Highly enjoyable for fantasy readers, more so if you have even the foggiest ideas of who the Goddesses of War are, or The Green Man, or Arthur, Genevieve, and Lancelot - with a bit of knowledge, the fore-shadowing simply adds to the joys and tragedies.
Fantasy readers should definitely give this trilogy a good look.
As the reviews below discuss, the basis gist is that 5 university students in Toronto meet a mage from another world (Fionavar). He takes the five back to Fionavar in order to be guests as the 50th anniversary of the coronation of the king of one of the kingdoms in Fionavar. While there, an evil god, imprisoned a thousand years prior during a great war, breaks free and threatens the freedom of the world.
This plotline may sound cliche, and I will certainly admit that Kay's work, read today, is nothing unique or exceptional in terms of plotting. The dark lord threatens creation and is stopped by a stranger plot-line is well established. Kay's strength is in the sheer craftmanship of the book. The macro-plot may be fairly standard, but the micro-plot is not. The novel successfully weaves elements of mythology (figures such as the Celtic Cernunnos and Manannán mac Lir, the Nordic Odin, and the Roman Artemis all have parallels in Fionavar) with the unique lore and history of his own constructed world. In addition, the individual journeys of each of the characters, emotionally, I do not believe is possible to predict over the course of the three books of this trilogy.
The true measure of Kay's work, however, is in the language. I feel badly for anyone not reading this book in English (just like I feel badly that I can't read Jose Saramago in Portugese), because the language is often exceptionally poetic. From describing a father's pride in his two sons and his daughter to describing the pain and suffering of a man who has suffered a devastating emotional loss and never been able to forgive himself for imagined sins, Kay's language will transport and move you.
There are certainly weaknesses to the book. Kay's work often relies on the reader's intuition to add in character detail. Kay often glosses over the practical realities of five people from modern Canada being transported to a quasi-medieval realm. Kay also often provides a one-sided historical analysis to the mythology and lore.

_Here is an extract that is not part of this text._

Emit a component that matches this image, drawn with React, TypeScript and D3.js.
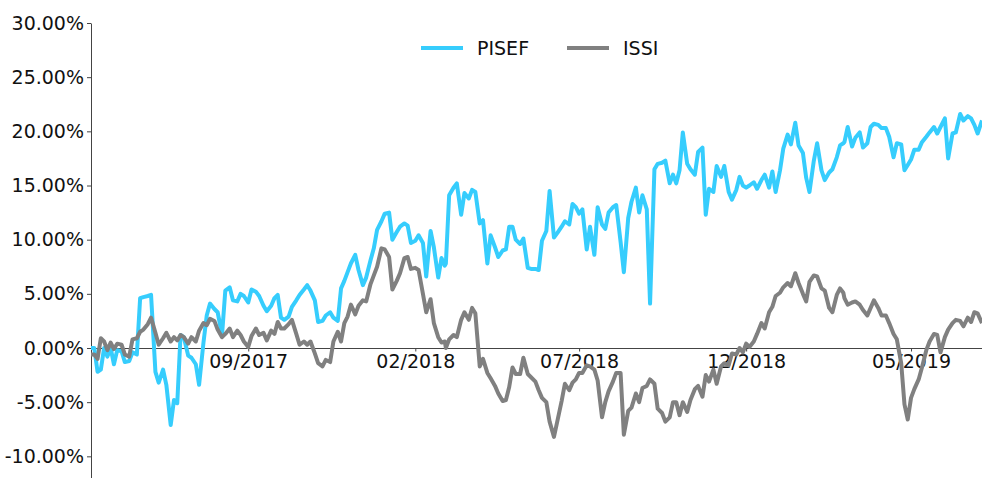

I think the best way to look at this book is as a novel meeting a poem meeting a ballad or dirge. This series is, far more than this other works, about the nobility of loss in war. If you read it and expect it to be a methodical as George R. Martin's "Song of Ice and Fire," Robert Jordan/Brandon Sanderson's "The Wheel of Time," or Margaret Weis/Tracy Hickman's "The Deathgate Cycle" where everything fits into place and is explained, you'll miss a great deal. This book is meant to be mystical - and mysticism requires mystery. Magic is only explained in the most basic of ways, the rules that govern the gods in this series are not explained. I like to think of this book as a piece like a bard would tell over a fireside - it's an exercise in beautiful rhetoric with amazing language. It makes sense, and all of the plot pieces fit well together, make sense, and are generally logical. But if you're the sort of reader who NEEDS the details to be answered or needs a logical explanation for everything that happens in a book, you may not love this book. If, on the other hand, you want the written word to set you on fire - this is the book for you.